A plan to resume mining for zinc and lead at Pine Point, on the south shore of Great Slave Lake, has formally entered the environmental assessment process.
Environmental assessment is a key stage in the approval of new mines in the Northwest Territories. The assessment will be overseen by the Mackenzie Valley Environmental Impact Review Board.
Pine Point, located between Hay River and Fort Resolution, is currently little more than the footprint of its former mining town. The community was once home to almost 2,000 people but disappeared when the mine, which opened in 1964, ceased operations in 1988.
Osisko Metals now wants to reopen a mine at Pine Point. Osisko triggered the environmental assessment by writing to the review board at the start of February, saying it wanted to get the process going.
Letters have been sent to the Akaitcho First Nations, Dehcho First Nations, Dene Tha’ First Nation, Kátł’odeeche First Nation, Mountain Island Métis, North Slave Métis Alliance, Northwest Territory Métis Nation, Salt River First Nation, and Smith’s Landing First Nation, all of which will be expected to participate in the assessment. Federal funding is available to assist them.
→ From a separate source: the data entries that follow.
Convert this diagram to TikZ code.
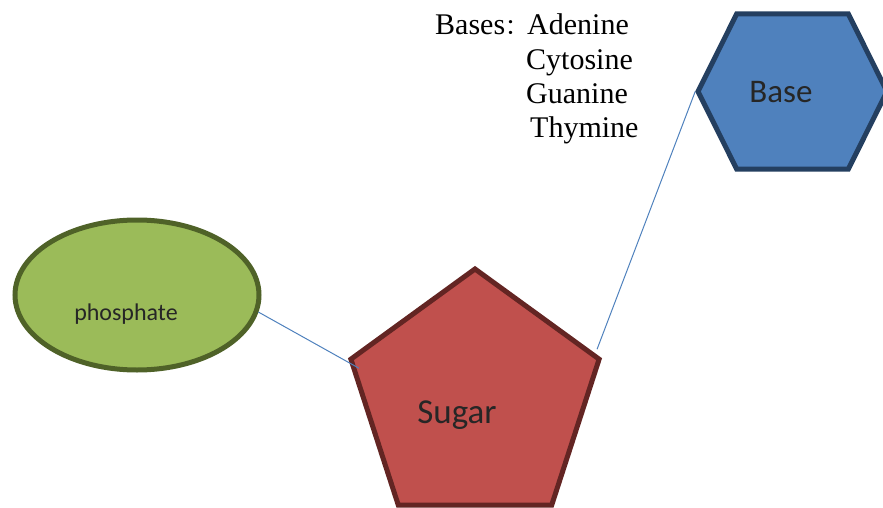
\documentclass[tikz,border=0pt]{standalone}
\usepackage{fontspec}
\setmainfont{Liberation Serif}
\newfontfamily\shapefont{Carlito}
\newfontfamily\cjkfont{Noto Sans CJK SC}
\usetikzlibrary{shapes.geometric, shapes.symbols}

\definecolor{phosfill}{HTML}{9BBB59}
\definecolor{phosedge}{HTML}{4F6228}
\definecolor{sugarfill}{HTML}{C0504D}
\definecolor{sugaredge}{HTML}{632523}
\definecolor{basefill}{HTML}{4F81BD}
\definecolor{baseedge}{HTML}{243F60}
\definecolor{linkblue}{HTML}{4F81BD}

\begin{document}
\begin{tikzpicture}[x=1pt, y=-1pt,
    shapebox/.style={line width=5pt, inner sep=0pt},
    shapetext/.style={anchor=base, text=black!85},
    basename/.style={anchor=base west, inner sep=1pt, font=\fontsize{30}{36}\selectfont},
    link/.style={draw=linkblue, line width=1pt}]
    \useasboundingbox (0,0) rectangle (883,508);

    % Parts of the nucleotide
    \node[shapebox, ellipse, draw=phosedge, fill=phosfill,
        minimum width=244pt, minimum height=150pt] (phosphate) at (137,295) {};
    \node[shapebox, regular polygon, regular polygon sides=5, draw=sugaredge,
        fill=sugarfill, minimum size=261pt] (sugar) at (475,399.5) {};
    \node[shapebox, signal, signal to=west and east, signal pointer angle=127,
        draw=baseedge, fill=basefill, minimum width=189pt, minimum height=155pt] (base) at (792.5,91.5) {};

    \node[shapetext, font=\shapefont\fontsize{24}{29}\selectfont] (phostext) at (126,320) {phosphate};
    \node[shapetext, font=\shapefont\fontsize{35}{42}\selectfont] (sugartext) at (457,423) {Sugar};
    \node[shapetext, font=\shapefont\fontsize{33}{40}\selectfont] (basetext) at (781,103) {Base};

    % Bonds
    \coordinate (sugarin) at ([shift={(11,10)}]sugar.corner 2);
    \coordinate (sugarrim) at ([shift={(-5,-9)}]sugar.corner 5);
    \draw[link] (phosphate.-8) -- (sugarin);
    \draw[link] (sugarrim) -- (base.west);

    % List of the bases
    \node[basename] (bases) at (434,35) {Bases{\cjkfont\fontsize{22}{22}\selectfont ：}Adenine};
    \foreach \name/\x/\y in {Cytosine/525/70, Guanine/525/104, Thymine/529/138} {
        \node[basename] (\name) at (\x,\y) {\name};
    }
\end{tikzpicture}
\end{document}
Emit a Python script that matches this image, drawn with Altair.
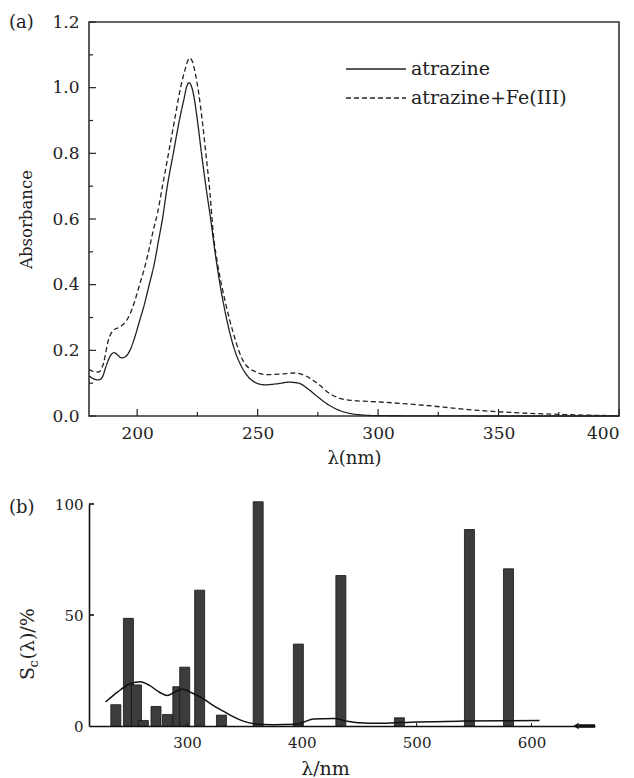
import altair as alt
import pandas as pd

# ---------------- Panel (a) data ----------------
series_names = ["atrazine", "atrazine+Fe(III)"]

wl_solid = [180, 182, 184, 185.5, 187, 189, 190.5, 192, 193.5, 195, 197, 199, 201, 203, 205, 207, 209,
            210.5, 212.5, 215, 217.5, 219.5, 220.5, 221.5, 222.5, 223.5, 225, 226.7, 228.5, 230.5, 232.3,
            234.4, 237, 240.5, 243, 246, 249, 253, 258, 263, 267, 271, 275, 279, 283, 287, 292, 300,
            320, 350, 400]
abs_solid = [0.122, 0.113, 0.110, 0.118, 0.150, 0.185, 0.193, 0.185, 0.177, 0.180, 0.200, 0.240, 0.290,
             0.340, 0.400, 0.460, 0.540, 0.600, 0.700, 0.800, 0.900, 0.968, 1.002, 1.015, 1.005, 0.975,
             0.900, 0.800, 0.700, 0.600, 0.500, 0.400, 0.300, 0.200, 0.155, 0.120, 0.102, 0.095, 0.098,
             0.103, 0.100, 0.082, 0.058, 0.036, 0.020, 0.010, 0.004, 0.001, 0.0005, 0.0, 0.0]

wl_fe = [180, 182, 184, 186, 188, 190, 192.5, 195, 197, 199, 201, 203, 205, 206.5, 208.5, 210.5, 213,
         215.5, 218, 220, 221, 222, 223, 224, 225.5, 227, 228.5, 230.2, 231.6, 233.7, 236.5,
         240, 244.2, 249, 254, 260, 265, 270, 275, 280, 285, 290, 300, 310, 320, 330, 340, 350, 360,
         375, 390, 400]
abs_fe = [0.142, 0.135, 0.134, 0.160, 0.230, 0.260, 0.270, 0.285, 0.310, 0.350, 0.400, 0.450, 0.510,
          0.560, 0.620, 0.700, 0.800, 0.900, 1.000, 1.058, 1.082, 1.090, 1.078, 1.048, 0.985, 0.900,
          0.800, 0.680, 0.555, 0.450, 0.350, 0.250, 0.165, 0.135, 0.126, 0.128, 0.131, 0.122, 0.098,
          0.068, 0.052, 0.047, 0.043, 0.038, 0.032, 0.025, 0.018, 0.013, 0.009, 0.005, 0.002, 0.001]

x_major_a = [200, 250, 300, 350, 400]
x_minor_a = [225, 275, 325, 375]
y_major_a = [0.0, 0.2, 0.4, 0.6, 0.8, 1.0, 1.2]
y_minor_a = [0.1, 0.3, 0.5, 0.7, 0.9, 1.1]

# ---------------- Panel (b) data ----------------
bar_wl = [238, 249, 256, 262, 273, 283, 292, 298, 311, 330, 362, 397, 434, 485, 546, 580]
bar_sc = [9.6, 48.5, 18.5, 2.5, 8.8, 5.2, 17.7, 26.5, 61.2, 4.9, 101, 36.9, 67.8, 3.7, 88.5, 70.8]

curve_wl = [229, 240, 249, 259, 267, 276, 283, 289, 296, 304, 314, 322, 332, 341, 349, 359, 375,
            395, 402, 410, 428, 439, 449, 470, 500, 540, 580, 607]
curve_sc = [10.8, 15.5, 18.7, 19.9, 18.4, 15.2, 13.7, 15.2, 16.5, 15.0, 12.3, 9.5, 6.6, 4.0, 2.2,
            1.0, 0.6, 0.8, 1.8, 3.2, 3.4, 2.2, 1.5, 1.2, 1.8, 2.2, 2.4, 2.5]

x_ticks_b = [300, 400, 500, 600]
y_ticks_b = [0, 50, 100]

panel_labels = ["(a)", "(b)"]

FONT = "DejaVu Serif"
INK = "#222222"

# ---------------- Panel (a) ----------------
WA, HA = 530, 394
xa = alt.Scale(domain=[180, 400], nice=False, zero=False)
ya = alt.Scale(domain=[0, 1.2], nice=False)

ax_xa = alt.Axis(
    values=x_major_a, tickSize=0, domain=False, grid=False, format="d",
    labelFont=FONT, labelFontSize=17, labelColor=INK, labelPadding=9,
    title="λ(nm)", titleFont=FONT, titleFontSize=18, titleFontWeight="normal", titleColor=INK,
    titleX=WA / 2, titleY=42, titleBaseline="middle", titleAlign="center")
ax_ya = alt.Axis(
    values=y_major_a, tickSize=0, domain=False, grid=False, format=".1f",
    labelFont=FONT, labelFontSize=17, labelColor=INK, labelPadding=10,
    title="Absorbance", titleFont=FONT, titleFontSize=16.5, titleFontWeight="normal", titleColor=INK,
    titleX=-63, titleY=HA / 2, titleBaseline="middle", titleAlign="center", titleAngle=270)

df_a = pd.concat([
    pd.DataFrame({"wl": wl_solid, "A": abs_solid, "series": series_names[0]}),
    pd.DataFrame({"wl": wl_fe, "A": abs_fe, "series": series_names[1]}),
])

curves = alt.Chart(df_a).mark_line(interpolate="monotone", color=INK, strokeWidth=1.3).encode(
    x=alt.X("wl:Q", scale=xa, axis=ax_xa),
    y=alt.Y("A:Q", scale=ya, axis=ax_ya),
    strokeDash=alt.StrokeDash("series:N", scale=alt.Scale(domain=series_names, range=[[1, 0], [5, 3]]),
                              legend=None),
    detail="series:N",
)

def xticks(vals, length):
    return alt.Chart(pd.DataFrame({"v": vals})).mark_rule(color=INK, strokeWidth=1.2).encode(
        x=alt.X("v:Q", scale=xa, axis=ax_xa), y=alt.value(HA), y2=alt.value(HA - length))

def yticks(vals, length):
    return alt.Chart(pd.DataFrame({"v": vals})).mark_rule(color=INK, strokeWidth=1.2).encode(
        y=alt.Y("v:Q", scale=ya, axis=ax_ya), x=alt.value(0), x2=alt.value(length))

leg_df0 = pd.DataFrame({"t": [series_names[0]]})
leg_df1 = pd.DataFrame({"t": [series_names[1]]})
leg_line0 = alt.Chart(leg_df0).mark_rule(color=INK, strokeWidth=1.3).encode(
    x=alt.value(257), x2=alt.value(317), y=alt.value(47))
leg_line1 = alt.Chart(leg_df1).mark_rule(color=INK, strokeWidth=1.3, strokeDash=[5, 3]).encode(
    x=alt.value(257), x2=alt.value(317), y=alt.value(76))
leg_txt0 = alt.Chart(leg_df0).mark_text(font=FONT, fontSize=19, align="left", baseline="middle",
                                        color=INK).encode(text="t:N", x=alt.value(322), y=alt.value(47))
leg_txt1 = alt.Chart(leg_df1).mark_text(font=FONT, fontSize=19, align="left", baseline="middle",
                                        color=INK).encode(text="t:N", x=alt.value(322), y=alt.value(76))

lab_a = alt.Chart(pd.DataFrame({"t": [panel_labels[0]]})).mark_text(
    font=FONT, fontSize=18, align="left", baseline="middle", color=INK).encode(
    text="t:N", x=alt.value(-80), y=alt.value(1))

panel_a = alt.layer(
    curves, xticks(x_major_a, 7), xticks(x_minor_a, 4), yticks(y_major_a, 7), yticks(y_minor_a, 4),
    leg_line0, leg_line1, leg_txt0, leg_txt1, lab_a
).properties(width=WA, height=HA, view=alt.ViewBackground(stroke="#333333", strokeWidth=1.6))

# ---------------- Panel (b) ----------------
WB, HB = 506, 222
xb = alt.Scale(domain=[219, 651], nice=False, zero=False)
yb = alt.Scale(domain=[0, 100], nice=False)

ax_xb = alt.Axis(
    values=x_ticks_b, tickSize=0, domain=True, domainColor="#111111", domainWidth=1.6,
    grid=False, format="d", labelFont=FONT, labelFontSize=15, labelColor=INK, labelPadding=9,
    title="λ/nm", titleFont=FONT, titleFontSize=19, titleFontWeight="normal", titleColor=INK,
    titleX=236, titleY=42, titleBaseline="middle", titleAlign="center")
ax_yb = alt.Axis(
    values=y_ticks_b, tickSize=0, domain=True, domainColor="#111111", domainWidth=1.6,
    grid=False, labelFont=FONT, labelFontSize=15, labelColor=INK, labelPadding=6, title=None)

bars = alt.Chart(pd.DataFrame({"wl": bar_wl, "S": bar_sc})).mark_bar(
    size=10, color="#3c3c3c", stroke="#141414", strokeWidth=0.8).encode(
    x=alt.X("wl:Q", scale=xb, axis=ax_xb),
    y=alt.Y("S:Q", scale=yb, axis=ax_yb),
)

curve_b = alt.Chart(pd.DataFrame({"wl": curve_wl, "S": curve_sc})).mark_line(
    interpolate="monotone", color="#111111", strokeWidth=1.5).encode(
    x=alt.X("wl:Q", scale=xb, axis=ax_xb), y=alt.Y("S:Q", scale=yb, axis=ax_yb))

yt_b = alt.Chart(pd.DataFrame({"v": [50, 100]})).mark_rule(color="#111111", strokeWidth=1.6).encode(
    y=alt.Y("v:Q", scale=yb, axis=ax_yb), x=alt.value(0), x2=alt.value(5))
xt_b = alt.Chart(pd.DataFrame({"v": x_ticks_b})).mark_rule(color="#111111", strokeWidth=1.0).encode(
    x=alt.X("v:Q", scale=xb, axis=ax_xb), y=alt.value(HB), y2=alt.value(HB - 3))

arrow_df = pd.DataFrame({"t": ["arrow"]})
arrow = alt.Chart(arrow_df).mark_rule(color="#111111", strokeWidth=3.5).encode(
    x=alt.value(490), x2=alt.value(506), y=alt.value(HB))
arrow_head = alt.Chart(arrow_df).mark_point(shape="triangle-left", filled=True, color="#111111",
                                            size=40, opacity=1).encode(x=alt.value(487), y=alt.value(HB))

lab_b = alt.Chart(pd.DataFrame({"t": [panel_labels[1]]})).mark_text(
    font=FONT, fontSize=18, align="left", baseline="middle", color=INK).encode(
    text="t:N", x=alt.value(-80), y=alt.value(4))

ytitle_parts = ["S", "c", "(λ)/%"]
yt_S = alt.Chart(pd.DataFrame({"t": [ytitle_parts[0]]})).mark_text(
    font=FONT, fontSize=19, align="left", baseline="alphabetic", angle=270, color=INK).encode(
    text="t:N", x=alt.value(-55), y=alt.value(176))
yt_c = alt.Chart(pd.DataFrame({"t": [ytitle_parts[1]]})).mark_text(
    font=FONT, fontSize=13, align="left", baseline="alphabetic", angle=270, color=INK).encode(
    text="t:N", x=alt.value(-51), y=alt.value(163.5))
yt_rest = alt.Chart(pd.DataFrame({"t": [ytitle_parts[2]]})).mark_text(
    font=FONT, fontSize=19, align="left", baseline="alphabetic", angle=270, color=INK).encode(
    text="t:N", x=alt.value(-55), y=alt.value(155.5))

panel_b = alt.layer(
    bars, curve_b, yt_b, xt_b, arrow, arrow_head, lab_b, yt_S, yt_c, yt_rest
).properties(width=WB, height=HB, view=alt.ViewBackground(stroke=None))

chart = alt.vconcat(panel_a, panel_b, spacing=88, bounds="flush").properties(
    padding={"left": 0, "top": 4, "right": 0, "bottom": 0}
).configure_view(stroke=None).configure(background="white")

chart.save("out.html", embed_options={"renderer": "svg", "actions": False})
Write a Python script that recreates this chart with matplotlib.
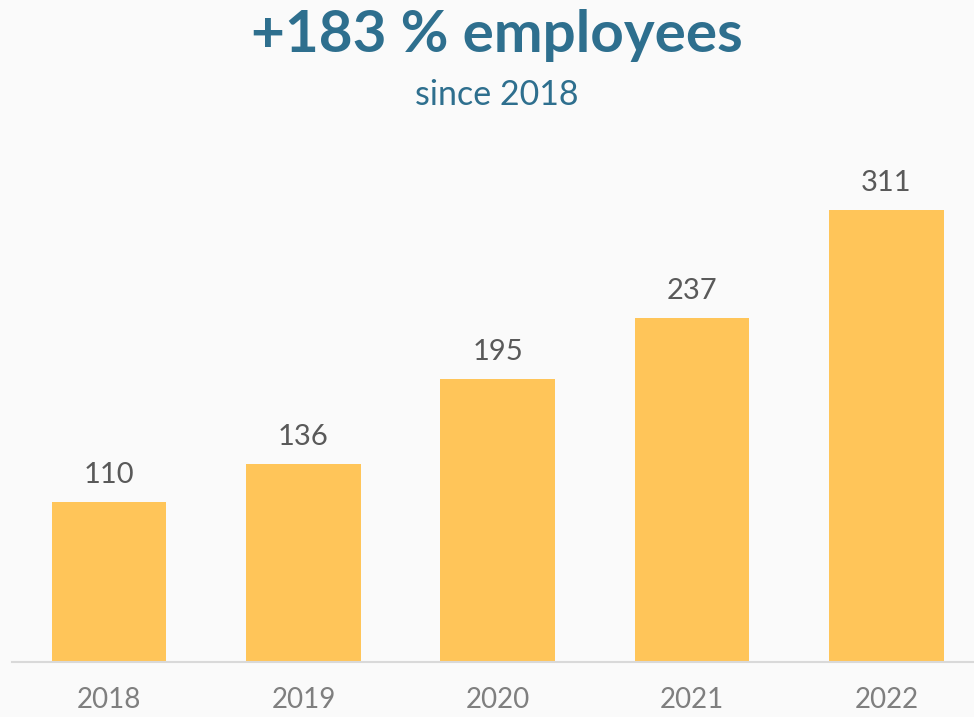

In a short news release earlier this month, Osisko – which took on the project two years ago – said it expected the assessment process to last approximately 18 months.
The initial mine produced more than 64 million tonnes of zinc-lead ore and was considered a world-class producer at the time.
Robert Wares, Osisko Metals’ chairman and chief executive, said in January he believes the proposed mine holds “the potential for a top-10 global zinc producer.”
Commodity prices have picked up in recent months and investment has been flowing steadily toward base metals like zinc. Osisko forecasts a zinc supply crunch in the next five years and expects Pine Point to help fill that gap, with few other zinc projects in development elsewhere.
Water management
The new Pine Point, like the old one, would rely primarily on open-pit mining.
Osisko expects to spend a year and a half building the mine if the project successfully comes through environmental assessment, then 10 to 15 years operating the mine – extracting some 40 million tonnes of ore in that time.
The company hopes to have completed both the environmental assessment and the subsequent permitting process by late 2024, allowing the company to open the mine shortly afterward.
Osisko currently estimates wrapping up mining operations in 2037 and completing closure and reclamation by 2052.
The forthcoming environmental assessment is expected to pay particular attention to water management.
Ensuring water at the site doesn’t become unduly contaminated and is carefully controlled will be one of Osisko’s biggest challenges, previous assessments have found.
While Pine Point won’t create quite the same employment as the NWT’s largest diamond mines, Osisko says it’ll still be a major job creator for the South Slave.
Documents submitted by the company to trigger the environmental assessment process claim construction will employ at least 280 people at the mine, with a peak of 500, while the operational mine will need about 460 people in two shifts of 230.